I have not read anything about what happened to Babel after that and the tower that was never finished. Maybe it still stands there, an unrecognizable wreck eroded by time in a place whose name does not exist anymore. Babel as a term though remains in use. It has come to mean noise that cannot be understood.
It is this inability to understand and to be understood in this divided world of ours that the talented team of director Alejandro Gonzalez Inarritu and screenwriter Guillermo Arriaga explores in the acclaimed motion picture Babel. Set in four countries, the US, Mexico, Morroco and Japan, it uses a single gunshot to show how love and misfortune can link the lives of people who belong to different races, speak different languages and are in different parts of the world.
In Morocco, a young goatherd proudly tries out his father’s hunting rifle from a hillside by targeting a passing bus. In the bus are Richard (Brad Pitt) and Susan (Cate Blanchett), a well-to-do couple from San Diego, California, who took the trip to Morocco in an attempt to get over the recent death of their baby. They have two older children whom they left behind in the care of their Mexican maid Amelia (Adriana Barraza). Susan is hit by the gunshot in the neck and it is at this juncture that the action escalates to mirror the confusion in communication associated with Babel.
Richard, trapped with other tourists in a remote Moroccan village, seeks help from the US Embassy to save Susan. This brings the media into the picture and in no time at all, the shooting becomes magnified into a terrorist incident. As the goatherd and his family turn into terrorists, the origin of the gun is traced to Japan. There the gun is connected to Yasujiro (Koji Yakusho), who gifted his hunting guide with the rifle, who in turn sold it to the goatherd Abdullah. He has problems of his own. He is still trying to get over the suicide of his wife and he is growing desperate about his inability to discipline his promiscuous deaf-mute daughter Chieko (Rinko Kikuchi).
Back in the US, Amelia allowed her no-good nephew Santiago (Gael Garcia Bernal) to convince her to attend a wedding in Mexico. In defiance of Richard’s strict orders, she brings the children with them.

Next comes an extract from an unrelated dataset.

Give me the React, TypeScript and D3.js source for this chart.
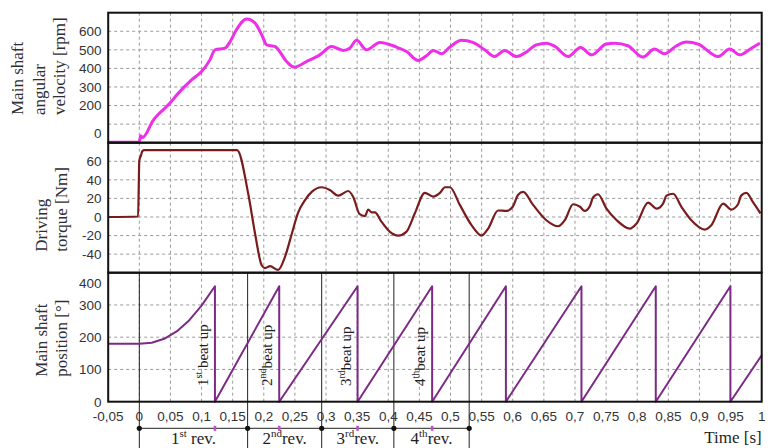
import React from "react";
import * as d3 from "d3";

// ---------- data ----------
const xTickValues = [-0.05, 0, 0.05, 0.1, 0.15, 0.2, 0.25, 0.3, 0.35, 0.4, 0.45, 0.5, 0.55, 0.6, 0.65, 0.7, 0.75, 0.8, 0.85, 0.9, 0.95, 1];
const xTickLabels = ["-0,05", "0", "0,05", "0,1", "0,15", "0,2", "0,25", "0,3", "0,35", "0,4", "0,45", "0,5", "0,55", "0,6", "0,65", "0,7", "0,75", "0,8", "0,85", "0,9", "0,95", "1"];

const velGrid = [100, 200, 300, 400, 500, 600];
const velTickPos = [600, 500, 400, 300, 200, 50];
const velTickText = ["600", "500", "400", "300", "200", "0"];

const torGrid = [-40, -20, 0, 20, 40, 60];
const torTickPos = [60, 40, 20, 0, -20, -40];
const torTickText = ["60", "40", "20", "0", "-20", "-40"];

const posGrid = [100, 200, 300];
const posTickPos = [368, 300, 200, 100, 0];
const posTickText = ["400", "300", "200", "100", "0"];

const velocity: [number, number][] = [
  [-0.05, 3], [0, 3], [0.002, 38], [0.005, 28], [0.0225, 122], [0.049, 212], [0.065, 275], [0.084, 338],
  [0.1, 383], [0.1135, 446], [0.1216, 500], [0.1376, 509], [0.146, 545], [0.156, 608], [0.1725, 666],
  [0.186, 644], [0.1966, 581], [0.2046, 527], [0.218, 518], [0.2367, 437], [0.2484, 407], [0.2688, 437],
  [0.29, 473], [0.309, 518], [0.3276, 497], [0.338, 509], [0.349, 551], [0.365, 500], [0.3866, 540],
  [0.413, 515], [0.4294, 491], [0.448, 443], [0.4615, 468], [0.472, 497], [0.4856, 479], [0.499, 515],
  [0.5177, 551], [0.536, 540], [0.555, 500], [0.571, 464], [0.587, 497], [0.606, 464], [0.619, 482],
  [0.638, 527], [0.654, 536], [0.667, 520], [0.689, 464], [0.709, 513], [0.7265, 473], [0.75, 531],
  [0.764, 536], [0.785, 522], [0.809, 461], [0.828, 504], [0.844, 479], [0.863, 522], [0.879, 542],
  [0.898, 531], [0.93, 464], [0.9486, 504], [0.9647, 473], [0.9835, 509], [0.997, 536],
];

const torque: [number, number][] = [
  [-0.05, 0], [-0.002, 0.5], [0, 61], [0.0025, 66], [0.005, 71], [0.008, 72], [0.157, 72], [0.175, 25],
  [0.186, -18], [0.1966, -52], [0.202, -55], [0.21, -53], [0.223, -57], [0.234, -43], [0.245, -18],
  [0.2553, 5], [0.266, 18], [0.277, 27], [0.293, 32], [0.306, 29], [0.3196, 23], [0.3356, 28],
  [0.3437, 21.5], [0.354, 3], [0.3625, 1], [0.3678, 8], [0.373, 5], [0.3785, 5], [0.389, -5],
  [0.4026, -16], [0.416, -20], [0.429, -16], [0.4427, 4], [0.4588, 26], [0.472, 22], [0.483, 26],
  [0.491, 32], [0.499, 32], [0.515, 13], [0.534, -9], [0.55, -20], [0.5605, -12.5], [0.5765, 7],
  [0.59, 6.5], [0.6, 11], [0.6087, 24], [0.6167, 27], [0.6327, 13], [0.654, -3.5], [0.673, -10],
  [0.6836, -3.5], [0.697, 13.7], [0.708, 11], [0.7157, 6.5], [0.7238, 11.5], [0.729, 21], [0.737, 24.5],
  [0.7506, 9], [0.767, -3.5], [0.788, -12.5], [0.799, -7], [0.8174, 15.5], [0.831, 9], [0.8415, 14.4],
  [0.847, 23], [0.8576, 25], [0.871, 11], [0.887, -3.5], [0.9085, -13.6], [0.919, -9], [0.938, 14.4],
  [0.951, 8], [0.962, 13.7], [0.967, 23], [0.9755, 26], [0.986, 16], [0.998, 4],
];

const position: [number, number][] = [
  [-0.05, 180], [0, 180], [0.02, 183], [0.04, 195], [0.06, 218], [0.08, 252], [0.1, 298], [0.1215, 358],
  [0.1215, 0], [0.2248, 358], [0.2248, 0], [0.3507, 358], [0.3507, 0], [0.4705, 358], [0.4705, 0],
  [0.589, 358], [0.589, 0], [0.7104, 358], [0.7104, 0], [0.8298, 358], [0.8298, 0], [0.9497, 358],
  [0.9497, 0], [1.0, 144],
];

const revBounds = [0, 0.174, 0.293, 0.409, 0.53];
const beatTimes = [0.1215, 0.2248, 0.3507, 0.4705];
const ordNum = ["1", "2", "3", "4"];
const ordSup = ["st", "nd", "rd", "th"];

// ---------- layout ----------
const W = 771, H = 448;
const XL = 108.2, XR = 761.7;
const P1: [number, number] = [12.7, 142.7];
const P2: [number, number] = [142.7, 272.7];
const P3: [number, number] = [272.7, 401.7];

const SANS = "'Liberation Sans', Arial, sans-serif";
const SERIF = "'Liberation Serif', 'Times New Roman', serif";

export default function App() {
  const x = d3.scaleLinear().domain([-0.05, 1]).range([XL, XR]);
  const yV = d3.scaleLinear().domain([0, 700]).range([P1[1], P1[0]]);
  const yT = d3.scaleLinear().domain([-60, 80]).range([P2[1], P2[0]]);
  const yP = d3.scaleLinear().domain([0, 400]).range([P3[1], P3[0]]);

  const lineV = d3.line<[number, number]>().x(d => x(d[0])).y(d => yV(d[1])).curve(d3.curveMonotoneX);
  const lineT = d3.line<[number, number]>().x(d => x(d[0])).y(d => yT(d[1])).curve(d3.curveMonotoneX);
  const lineP = d3.line<[number, number]>().x(d => x(d[0])).y(d => yP(d[1]));

  const innerX = xTickValues.filter(v => v > -0.05 && v < 1);

  const grid = (p: [number, number], vals: number[], ys: (v: number) => number, key: string) => (
    <g key={key} stroke="#9a9a9a" strokeWidth={1} strokeDasharray="3,3">
      {innerX.map(v => <line key={"v" + v} x1={x(v)} x2={x(v)} y1={p[0]} y2={p[1]} />)}
      {vals.map(v => <line key={"h" + v} x1={XL} x2={XR} y1={ys(v)} y2={ys(v)} />)}
    </g>
  );

  const yLabels = (pos: number[], txt: string[], ys: (v: number) => number, key: string) => (
    <g key={key} fontFamily={SANS} fontSize={13.5} fill="#333" textAnchor="end">
      {pos.map((v, i) => <text key={i} x={101.5} y={ys(v) + 4.8}>{txt[i]}</text>)}
    </g>
  );

  const title = (lines: string[], xs: number[], yStart: number, key: string) => (
    <g key={key} fontFamily={SERIF} fontSize={17} fill="#2e2e38">
      {lines.map((l, i) => (
        <text key={i} transform={`translate(${xs[i] + 5},${yStart}) rotate(-90)`}>{l}</text>
      ))}
    </g>
  );

  const revY = 428.3;

  return (
    <svg width={W} height={H} style={{ position: "absolute", left: 0, top: 0, background: "#fff" }}>
      <rect x={0} y={0} width={W} height={H} fill="#fff" />

      {grid(P1, velGrid, yV, "g1")}
      {grid(P2, torGrid, yT, "g2")}
      {grid(P3, posGrid, yP, "g3")}

      {/* rev boundary lines */}
      <g stroke="#222" strokeWidth={1}>
        {revBounds.map(v => <line key={v} x1={x(v)} x2={x(v)} y1={P3[0]} y2={H} />)}
      </g>

      <path d={lineV(velocity) || ""} fill="none" stroke="#ee2ee8" strokeWidth={3} strokeLinejoin="round" />
      <path d={lineT(torque) || ""} fill="none" stroke="#7a1c1c" strokeWidth={2.2} strokeLinejoin="round" />
      <path d={lineP(position) || ""} fill="none" stroke="#7c2a86" strokeWidth={2} strokeLinejoin="round" />

      {/* frames */}
      <g fill="none" stroke="#111" strokeWidth={2}>
        <rect x={XL} y={P1[0]} width={XR - XL} height={P1[1] - P1[0]} />
        <rect x={XL} y={P2[0]} width={XR - XL} height={P2[1] - P2[0]} />
        <rect x={XL} y={P3[0]} width={XR - XL} height={P3[1] - P3[0]} />
      </g>

      {yLabels(velTickPos, velTickText, yV, "l1")}
      {yLabels(torTickPos, torTickText, yT, "l2")}
      {yLabels(posTickPos, posTickText, yP, "l3")}

      <g fontFamily={SANS} fontSize={13.5} fill="#333" textAnchor="middle">
        {xTickValues.map((v, i) => <text key={i} x={x(v)} y={421}>{xTickLabels[i]}</text>)}
      </g>

      {title(["Main shaft", "angular", "velocity [rpm]"], [18.3, 40, 60], 115, "t1")}
      {title(["Driving", "torque [Nm]"], [41.7, 61.7], 251.7, "t2")}
      {title(["Main shaft", "position [°]"], [41.7, 61.7], 376.7, "t3")}

      {/* beat-up labels */}
      <g fontFamily={SERIF} fontSize={15} fill="#1e1e1e">
        {beatTimes.map((t, i) => (
          <text key={i} transform={`translate(${x(t) - 7},386) rotate(-90)`}>
            {ordNum[i]}
            <tspan fontSize={10} dy={-6}>{ordSup[i]}</tspan>
            <tspan dy={6}>{i === 0 ? " beat up" : "beat up"}</tspan>
          </text>
        ))}
      </g>

      {/* revolution bracket */}
      <line x1={x(revBounds[0])} x2={x(revBounds[revBounds.length - 1])} y1={revY} y2={revY} stroke="#222" strokeWidth={1} />
      {revBounds.map(v => <circle key={v} cx={x(v)} cy={revY} r={2.6} fill="#111" />)}
      {beatTimes.map(t => <rect key={t} x={x(t) - 1.3} y={revY - 2.5} width={2.6} height={5} fill="#c050c8" />)}
      <g fontFamily={SERIF} fontSize={17} fill="#1e1e1e" textAnchor="middle">
        {ordNum.map((n, i) => (
          <text key={i} x={(x(revBounds[i]) + x(revBounds[i + 1])) / 2} y={444}>
            {n}
            <tspan fontSize={11} dy={-7}>{ordSup[i]}</tspan>
            <tspan dy={7}>{i === 0 ? " rev." : "rev."}</tspan>
          </text>
        ))}
      </g>

      <text x={761.7} y={443} fontFamily={SERIF} fontSize={17} fill="#1e1e1e" textAnchor="end">Time [s]</text>
    </svg>
  );
}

It is on their hurried way back that problems crop up with the border police and Amelia is not allowed to get back to America.
Babel is riddled with what ifs. If Yasujiro had not given his rifle away then Susan would not have been shot. If their baby had not died Richard and Susan would never have gone to Morocco. If the jackals had not been menacing the goats then Abdullah would never have bought the gun. If Amelia had better sense, she would not have gone to Mexico with the children. And Yasujiro would not have been subjected to questioning by the Tokyo police about the gun and even the sexual promiscuity of his daughter.
The what if idea is seldom utilized in film because it has no definite beginning or ending. It goes on and on and on, breeding situation after situation and more trajectories than you can count with every character and incident. But isn’t this what actually happens in real life? While we like to think of ourselves as the lead characters in a linear life story, this is really not the truth. Life is cause and effect, action and reaction. Nothing is without antecedent and nothing is ever final. Fate decides life and over that we have no control.
This is the theme that Inarritu, who also did the very well-crafted Amores Perros and 21 Grams, with Arriaga as his writer, explores in Babel. Complex and set in a large scale, filled with seemingly disjointed events and unlikely protagonists, Babel seems incoherent at times. Thanks to masterful writing and editing though the pieces of the puzzle soon fall into place, the parallel tales meld and the viewer is seized with the impact of the inevitable.
Filled with stunning performances from an also diverse ensemble of actors, Babel is truly a panorama of sight, sound and emotions. It presents what physically separates people from one another. Aurally, there is the babel of noises that brings to fore the linguistic diversity of life on earth. Visually, the camera lays out the geographic difference of the harsh mountain roads of Morocco from the neon-lighted streets of Tokyo or the garish charm of a Mexican wedding and other sights.
But then, against these, there leaps at you images of rage, fear, loss, desperation and selfless love. Whatever the time, place or language, pain remains the same. And as the film superbly illustrates, requires no translation.